Les canicules marines, la face « cachée » du changement climatique

28,71 °C… Les eaux de la mer Méditerranée ont atteint lundi dernier leur plus haute température journalière connue, annonçait l’Institut des sciences de la mer (ICM) de Barcelone, en s’appuyant sur les données satellitaires de l’observatoire européen Copernicus. Un nouveau record sur la période 1982-2023, le précédant datant du 23 août 2003 avec 28,25 °C. 

Ce n’est pas le seul endroit où la température des eaux de surface flambe. Depuis plusieurs semaines, les eaux autour de la pointe sud de la Floride enregistrent des températures à plus de 32 °C, qui inquiètent les scientifiques, rapportait l’AFP mardi. Un relevé ponctuel, réalisé à partir d’une bouée au large de Miami, a même dépassé les 38 °C durant quelques heures lundi soir, une température normalement plutôt associée à celle d’un bain.

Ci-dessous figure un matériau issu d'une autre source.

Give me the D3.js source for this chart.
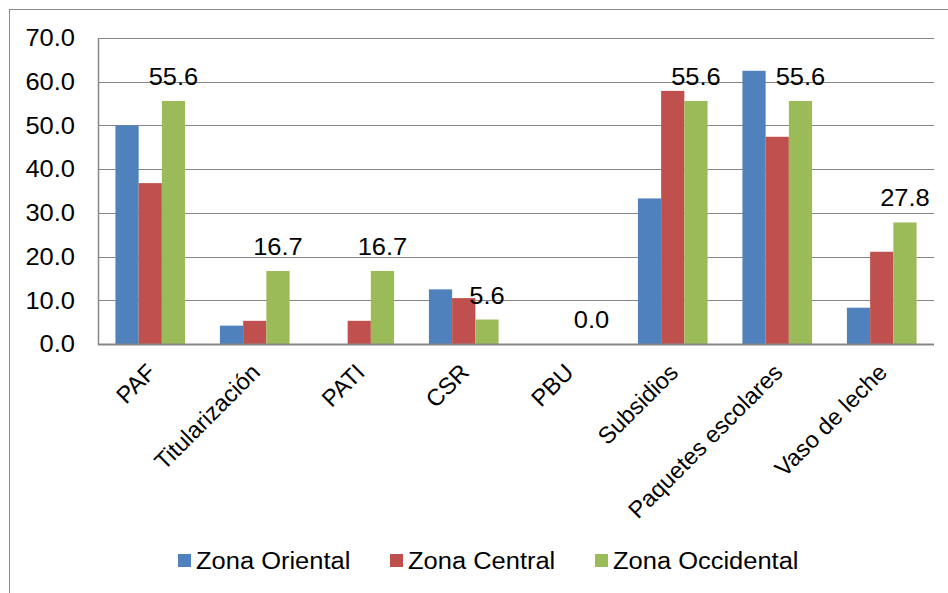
<!DOCTYPE html>
<html><head><meta charset="utf-8">
<script src="https://cdn.jsdelivr.net/npm/d3@7"></script>
<style>
html,body{margin:0;padding:0;background:#fff;}
svg text{font-family:"Liberation Sans",Arial,sans-serif;fill:#000;}
</style></head>
<body>
<svg id="chart" width="948" height="593"></svg>
<script>
const categories = ["PAF","Titularización","PATI","CSR","PBU","Subsidios","Paquetes escolares","Vaso de leche"];
const seriesNames = ["Zona Oriental","Zona Central","Zona Occidental"];
const oriental = [50.0, 4.2, 0.0, 12.5, 0.0, 33.3, 62.5, 8.3];
const central = [36.8, 5.3, 5.3, 10.5, 0.0, 57.9, 47.4, 21.1];
const occidental = [55.6, 16.7, 16.7, 5.6, 0.0, 55.6, 55.6, 27.8];
const yTicks = [0,10,20,30,40,50,60,70];
const colors = ["#4F81BD","#C0504D","#9BBB59"];

(function(){
const allSeries = [oriental, central, occidental];
const svg = d3.select("#chart");
const FS = "23.5px", SX = 1.085;

// chart border
svg.append("rect").attr("x",9.5).attr("y",9.5).attr("width",960).attr("height",620)
  .attr("fill","#fff").attr("stroke","#8c8c8c").attr("stroke-width",1);

const pL = 98, pR = 934, pT = 38, pB = 344;
const x = d3.scaleBand().domain(categories).range([pL,pR]).paddingInner(0).paddingOuter(0);
const y = d3.scaleLinear().domain([0,70]).range([pB,pT]);
// gap width 150%: bar width = band/4.5
const bw = x.bandwidth()/4.5;
const xs = d3.scaleBand().domain(d3.range(3)).range([0.75*bw, 3.75*bw]);

// gridlines
svg.append("g").selectAll("line").data(yTicks.filter(t=>t>0)).join("line")
  .attr("x1",pL).attr("x2",pR)
  .attr("y1",d=>Math.round(y(d))+0.5).attr("y2",d=>Math.round(y(d))+0.5)
  .attr("stroke","#878787").attr("stroke-width",1);

// y axis labels
svg.append("g").selectAll("text").data(yTicks).join("text")
  .attr("transform",d=>`translate(75,${y(d)}) scale(${SX},1)`)
  .attr("dy","0.35em")
  .attr("text-anchor","end").attr("font-size",FS)
  .text(d=>d3.format(".1f")(d));

// bars
allSeries.forEach((vals,si)=>{
  svg.append("g").selectAll("rect").data(vals).join("rect")
    .attr("x",(d,i)=>x(categories[i])+xs(si))
    .attr("width",xs.bandwidth())
    .attr("y",d=>y(d))
    .attr("height",d=>y(0)-y(d))
    .attr("fill",colors[si]);
});

// axes lines
svg.append("line").attr("x1",pL+0.5).attr("x2",pL+0.5).attr("y1",pT).attr("y2",pB+1)
  .attr("stroke","#878787").attr("stroke-width",1.5);
svg.append("line").attr("x1",pL).attr("x2",pR).attr("y1",pB+0.5).attr("y2",pB+0.5)
  .attr("stroke","#878787").attr("stroke-width",1.8);

// data labels on occidental
svg.append("g").selectAll("text").data(occidental).join("text")
  .attr("transform",(d,i)=>`translate(${x(categories[i])+xs(2)+xs.bandwidth()/2},${y(d)-16}) scale(${SX},1)`)
  .attr("text-anchor","middle").attr("font-size",FS)
  .text(d=>d3.format(".1f")(d));

// category labels
svg.append("g").selectAll("text").data(categories).join("text")
  .attr("text-anchor","end").attr("font-size",FS)
  .attr("transform",d=>`translate(${x(d)+x.bandwidth()/2+1},${pB+24}) rotate(-45)`)
  .attr("dy","0.35em")
  .text(d=>d);

// legend
const legX = [178, 390, 595];
const lg = svg.append("g");
seriesNames.forEach((n,i)=>{
  lg.append("rect").attr("x",legX[i]).attr("y",554).attr("width",13).attr("height",13).attr("fill",colors[i]);
  lg.append("text").attr("transform",`translate(${legX[i]+18},569) scale(${SX},1)`)
    .attr("font-size",FS).text(n);
});
})();
</script>
</body></html>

Pas un phénomène nouveau… mais qui s’intensifie

Un mois plus tôt, c’est tout l’Atlantique nord qui affolait les compteurs. Le 21 juin, la température à la surface de l’eau était de 23,3 °C, soit 1,28 °C de plus que la moyenne historique (1971-2000) à cette période, alertait la National Oceanic and Atmospheric Administration (NOAA). Cette agence classait même les zones au nord de l’Irlande et à l’ouest du Royaume-Uni en catégorie 5 – « au-delà de l’extrême » – soit la plus élevée sur l’échelle des canicules marines, précisait le média en ligne Novethic.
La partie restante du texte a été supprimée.